Webley is a member of the Research Committee on Sociology of Law and has served as the General Editor of Legal Ethics.

==Education==
Webley started her legal education in 1990 studying the LL.B. (Law with French) at the University of Birmingham, obtaining a Diploma in French Legal Studies from the University of Limoges in France in 1993 during a year abroad, and graduating with the LLB (Hons) (Law with French) in 1994. This was followed by her completing the Postgraduate Diploma in Legal Practice, the qualification for solicitors, at the College of Law, Chester. In 2004, she completed an M.A. in Legal Practice from the University of Westminster before her undertaking doctoral studies, earning her Ph.D. in law from the Institute of Advanced Legal Studies at the University of London in 2008. Alongside her legal qualifications, she earned a Certificate in Sociology with Distinction from Birkbeck College in 2014. Continuing her academic journey, she obtained an M.A. with Merit in Higher Education from the University of Westminster and is pursuing an M.St. in Practical Ethics at the University of Oxford.

==Career==
Webley served as a Research Assistant (1995–1998) and Research Fellow (1998–2000) at IALS, University of London while also holding Visiting Lecturer positions at Birkbeck College and the University of Exeter. Moving to the University of Westminster in 2000, she served as a Senior Lecturer and Principal Lecturer before advancing to the role of Head and Director of Learning and Teaching/Education. In 2011, she assumed the position of Professor of Empirical Legal Studies, was the acting Head of School at various points and the Director of the Centre of the Legal Profession (2014–2017). Since 2018, she has served as the Chair of Legal Education and Research, concurrently serving as a visiting professor at UoP, LBU, and VU as well as Associate Senior Fellow at IALS.

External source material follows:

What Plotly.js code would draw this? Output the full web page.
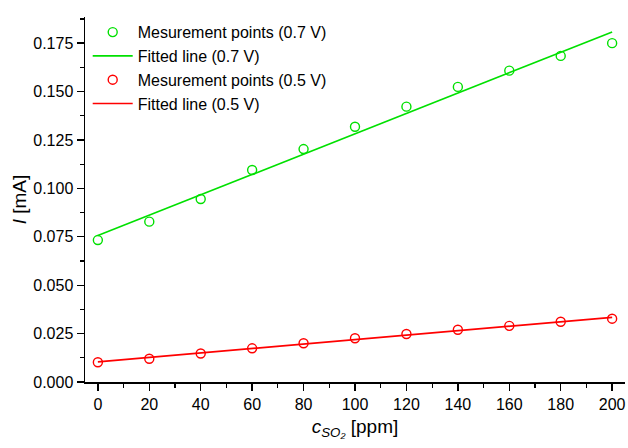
<!DOCTYPE html>
<html>
<head>
<meta charset="utf-8">
<script src="https://cdn.plot.ly/plotly-3.0.1.min.js"></script>
<style>html,body{margin:0;padding:0;background:#fff;}#chart{width:628px;height:448px;}</style>
</head>
<body>
<div id="chart"></div>
<script>
// concentration of SO2 [ppm]
const concentration = [0, 20, 40, 60, 80, 100, 120, 140, 160, 180, 200];
// measured current [mA]
const current07V = [0.0733, 0.0828, 0.0945, 0.1095, 0.1203, 0.1318, 0.1422, 0.1524, 0.1608, 0.1684, 0.1750];
const current05V = [0.0102, 0.0120, 0.0147, 0.0174, 0.0200, 0.0226, 0.0248, 0.0270, 0.0290, 0.0311, 0.0327];
// fitted lines (endpoints)
const fitX = [0, 200];
const fit07V = [0.0756, 0.1808];
const fit05V = [0.0104, 0.0334];

const names = ["Mesurement points (0.7 V)", "Fitted line (0.7 V)", "Mesurement points (0.5 V)", "Fitted line (0.5 V)"];
const green = "#00e000";
const red = "#ff0000";

const font = "'Liberation Sans', Arial, Helvetica, sans-serif";

const traces = [
  {x: concentration, y: current07V, mode: "markers", name: names[0], legendgroup: "a",
   marker: {symbol: "circle-open", size: 9, color: green, line: {width: 1.4, color: green}}},
  {x: fitX, y: fit07V, mode: "lines", name: names[1], legendgroup: "b",
   line: {color: green, width: 1.6}},
  {x: concentration, y: current05V, mode: "markers", name: names[2], legendgroup: "c",
   marker: {symbol: "circle-open", size: 9, color: red, line: {width: 1.4, color: red}}},
  {x: fitX, y: fit05V, mode: "lines", name: names[3], legendgroup: "d",
   line: {color: red, width: 1.6}}
];

const layout = {
  width: 628, height: 448,
  margin: {l: 85, r: 3, t: 17, b: 66},
  paper_bgcolor: "#fff", plot_bgcolor: "#fff",
  font: {family: font, size: 16, color: "#000"},
  showlegend: true,
  legend: {x: 0.005, y: 1.005, xanchor: "left", yanchor: "top", bgcolor: "rgba(0,0,0,0)",
           font: {family: font, size: 16, color: "#000"}, tracegroupgap: 0, itemwidth: 40},
  xaxis: {
    range: [-5, 205], tickvals: concentration, ticks: "outside", ticklen: 7, tickwidth: 1.3,
    tickcolor: "#000", showline: true, linecolor: "#000", linewidth: 1.5, showgrid: false, zeroline: false,
    minor: {dtick: 10, tick0: 0, ticks: "outside", ticklen: 4, tickwidth: 1.2, tickcolor: "#000", showgrid: false},
    tickfont: {size: 16},
    title: {text: "<i>c</i><sub><i>SO₂</i></sub> [ppm]", font: {size: 19}, standoff: 8}
  },
  yaxis: {
    range: [0, 0.1885], dtick: 0.025, tick0: 0, tickformat: ".3f", ticks: "outside", ticklen: 7, tickwidth: 1.3,
    tickcolor: "#000", showline: true, linecolor: "#000", linewidth: 1.5, showgrid: false, zeroline: false,
    minor: {dtick: 0.0125, tick0: 0, ticks: "outside", ticklen: 4, tickwidth: 1.2, tickcolor: "#000", showgrid: false},
    tickfont: {size: 16},
    title: {text: "<i>I</i> [mA]", font: {size: 19}, standoff: 1}
  }
};

Plotly.newPlot("chart", traces, layout, {displayModeBar: false, staticPlot: true});
</script>
</body>
</html>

Webley served as Research Director of the Centre on Professional and Legal Education and Research (CEPLER) from 2018 to 2020.

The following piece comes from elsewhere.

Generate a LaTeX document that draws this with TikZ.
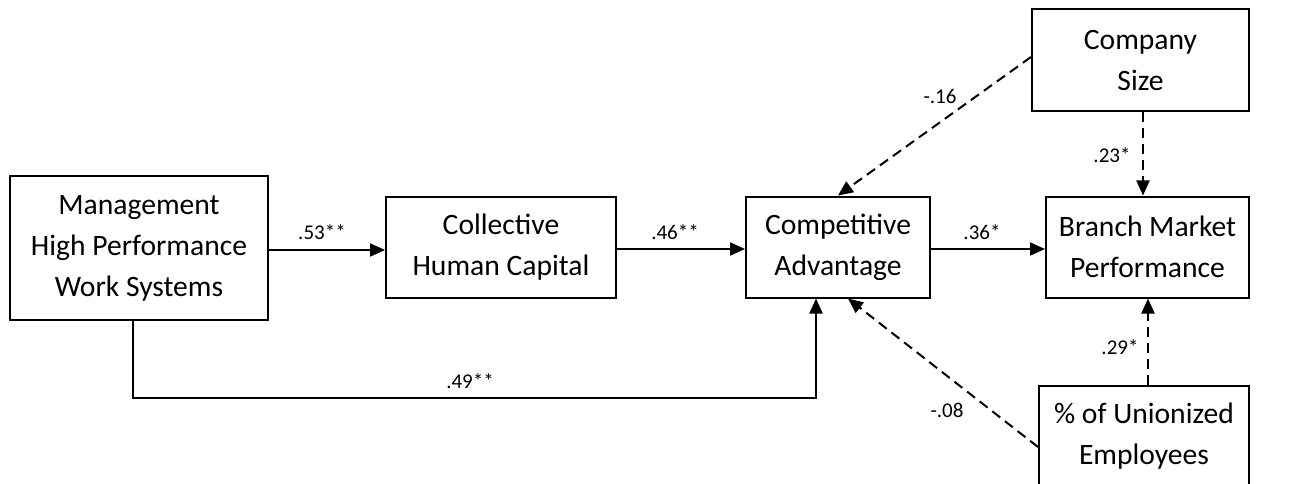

She served as Secretary of the International Association of Legal Ethics (2012–2017), General Editor of the Legal Ethics Journal (2017–2023), and co-director of Legal Education Research Network from December 2017 to 2019. She has also served as an external examiner at numerous higher education institutions and has chaired the International Working Group of the Legal Professions at International Sociological Association from 2018 to 2023.

==Research==
Webley has directed her research towards legal education, legal ethics, the legal profession, dispute resolution, lawtech, and access to justice, including family justice. She explored approaches to divorce and custody disputes advocated by the Law Society of England and Wales and the UK College of Family Mediators in Adversarialism and Consensus?: The Professions' Construction of Solicitor and Family Mediator Identity and Role, which was part of the Dissertation Series from Quid Pro Books. Her Legal Writing series covered assessment methods and critical aspects like legal research and referencing to prevent plagiarism. The second edition of this series was praised in the Legal Education Digest for its effective communication of ideas and emphasis on students writing style. She co-authored five editions of Complete Public Law, alongside Harriet Samuels providing an understanding of public law through commentary, relevant case extracts, and learning features.

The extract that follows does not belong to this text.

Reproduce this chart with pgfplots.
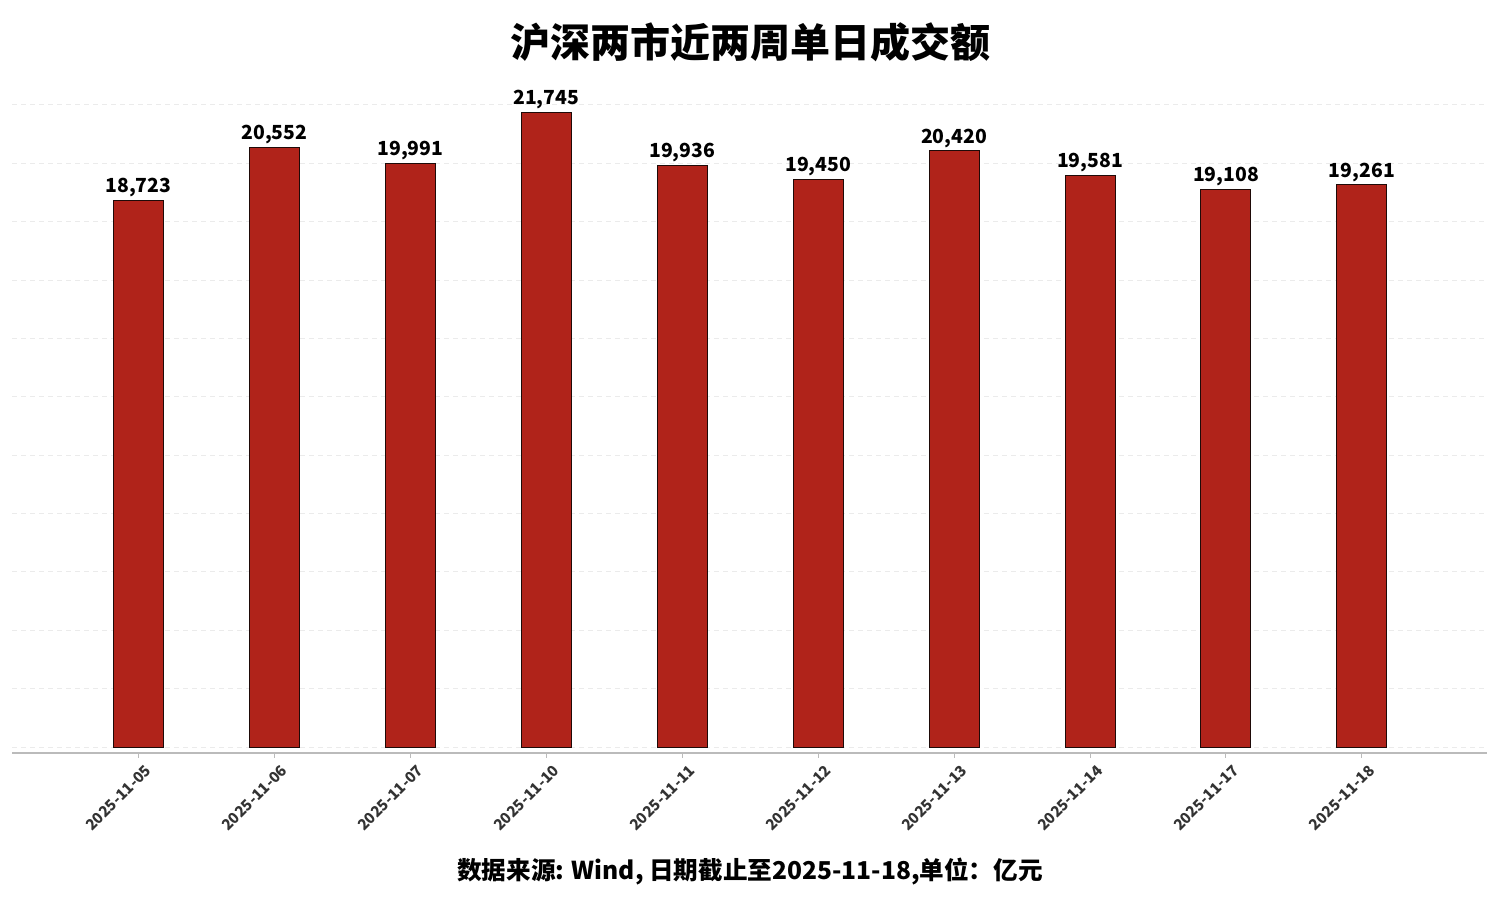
\documentclass[border=0pt]{standalone}
\usepackage{fontspec}
\setmainfont{Noto Sans CJK SC}
\usepackage{pgfplots}
\pgfplotsset{compat=1.18}
\usepackage{pgfplotstable}

\definecolor{barred}{HTML}{B0231A}
\definecolor{baredge}{HTML}{1E0A08}
\definecolor{gridc}{HTML}{EBEBEB}
\definecolor{axisc}{HTML}{BBBBBB}
\definecolor{tickc}{HTML}{333333}

\pgfplotstableread{
idx value
0 18723
1 20552
2 19991
3 21745
4 19936
5 19450
6 20420
7 19581
8 19108
9 19261
}\turnover

\begin{document}
\begin{tikzpicture}
\useasboundingbox (0pt,0pt) rectangle (750pt,450pt);
% title and footer
\node[font=\bfseries\fontsize{20}{24}\selectfont] at (375pt,429pt) {沪深两市近两周单日成交额};
\node[font=\bfseries\fontsize{12.3}{15}\selectfont] at (375pt,14pt) {数据来源: Wind, 日期截止至2025-11-18,单位：亿元};
\begin{axis}[
    at={(6pt,73.5pt)}, anchor=south west,
    width=737.5pt, height=328.5pt, scale only axis,
    xmin=-0.93, xmax=9.92,
    ymin=-205, ymax=22300,
    axis lines*=left,
    y axis line style={draw=none},
    x axis line style={axisc, line width=0.6pt},
    ytick={0,2000,...,22000},
    yticklabels={},
    scaled y ticks=false,
    ytick style={draw=none},
    ymajorgrids,
    major grid style={gridc, dash pattern=on 2.5pt off 2pt, line width=0.4pt},
    xtick=data,
    xticklabels={2025-11-05,2025-11-06,2025-11-07,2025-11-10,2025-11-11,2025-11-12,2025-11-13,2025-11-14,2025-11-17,2025-11-18},
    x tick label style={xshift=7.5pt, yshift=-2.5pt, rotate=45, anchor=east, font=\bfseries\fontsize{7.5}{9}\selectfont, text=tickc},
    tick align=outside,
    major tick length=2.5pt,
    xtick style={axisc, line width=0.5pt},
    /pgf/number format/assume math mode=true,
    clip=false,
]
\addplot[ybar, bar width=25pt, fill=barred, draw=baredge, line width=0.5pt,
    nodes near coords,
    nodes near coords style={font=\bfseries\fontsize{9.7}{12}\selectfont, text=black, yshift=-2pt,
        /pgf/number format/.cd, fixed, precision=0, 1000 sep={,}},
    ] table[x=idx, y=value] {\turnover};
\end{axis}
\end{tikzpicture}
\end{document}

Webley has focused on Equality, Diversity, and Inclusion (EDI) within the legal profession. Through the University of Birmingham, she conducted contract-based applied research and consultancy for law firms, legal professional bodies, regulators, and government departments. She is involved in the research work of the InterLaw Diversity Forum. Her work addressed legal professionalism, EDI/DEI in the legal profession, legal ethics, new technologies in practice and the legal system, and access to justice.

Webley led initiatives and projects, securing project grants aligned with Equal Employment Opportunity (EEI) activities as well, and her efforts with the law firms and legal departments, including Government Legal Services, have centered on promoting best practices for fostering a diverse legal workforce. She conducted a qualitative study funded by the Legal Services Board, exploring diversity in the legal profession, focusing on barriers and choices affecting lawyers from diverse backgrounds, especially women and those from Black, Asian, and Minority Ethnic (BAME) groups. In collaborative work, she analyzed career strategies of white women and black and minority ethnic legal professionals in England and Wales, using sociological theories to understand how individuals navigate their legal careers and also investigated factors hindering women's progression in the solicitors' profession, drawing insights from a Law Society study.

In 2023, Webley participated in an English-Ukrainian rule of law dictionary project and delved into the ethics of the lawyer-client-societal relationship, employing a veil of ignorance lens to consider various ethical, rule of law, and access to justice parameters. In addition, she has been exploring the ethical and regulatory implications of AI in the legal sector, along with its access to justice benefits.

==Awards and honors==
- 2016 – Law Teacher of the Year, Oxford University Press

==Bibliography==
===Selected books===
- Adversarialism and Consensus? The Professions' Construction of Solicitor and Family Mediator Identity and Role (2010) ISBN 978-1610270168
- Complete Public Law: Text, Cases, and Materials 5th Edition (2021) ISBN 978-0198853183
- Legal Writing 5th Edition (2024) ISBN 978-1138586154

===Selected articles===
- Webley, L., & Duff, L. (2007). Women solicitors as a barometer for problems within the legal profession–time to put values before profits?. Journal of Law and Society, 34(3), 374–402.
- Sommerlad, H., Webley, L., Duff, L., Muzio, D., Tomlinson, J., & Parnham, R. (2010). Diversity in the legal profession in England and Wales: a qualitative study of barriers and individual choices. University of Westminster Law Press (pp. 1–83).
- Webley, L. (2010). Qualitative approaches to empirical legal research. in: Cane, P. and Kritzer, H. (ed.) Oxford handbook of empirical legal research Oxford Oxford University Press. (pp. 926–950).
- Tomlinson, J., Muzio, D., Sommerlad, H., Webley, L., & Duff, L. (2013). Structure, agency and career strategies of white women and black and minority ethnic individuals in the legal profession. Human relations, 66(2), 245–269.
- Webley, L. (2014). Legal professional de (re) regulation, equality, and inclusion, and the contested space of professionalism within the legal market in England and Wales. Fordham L. Rev., 83, 2349.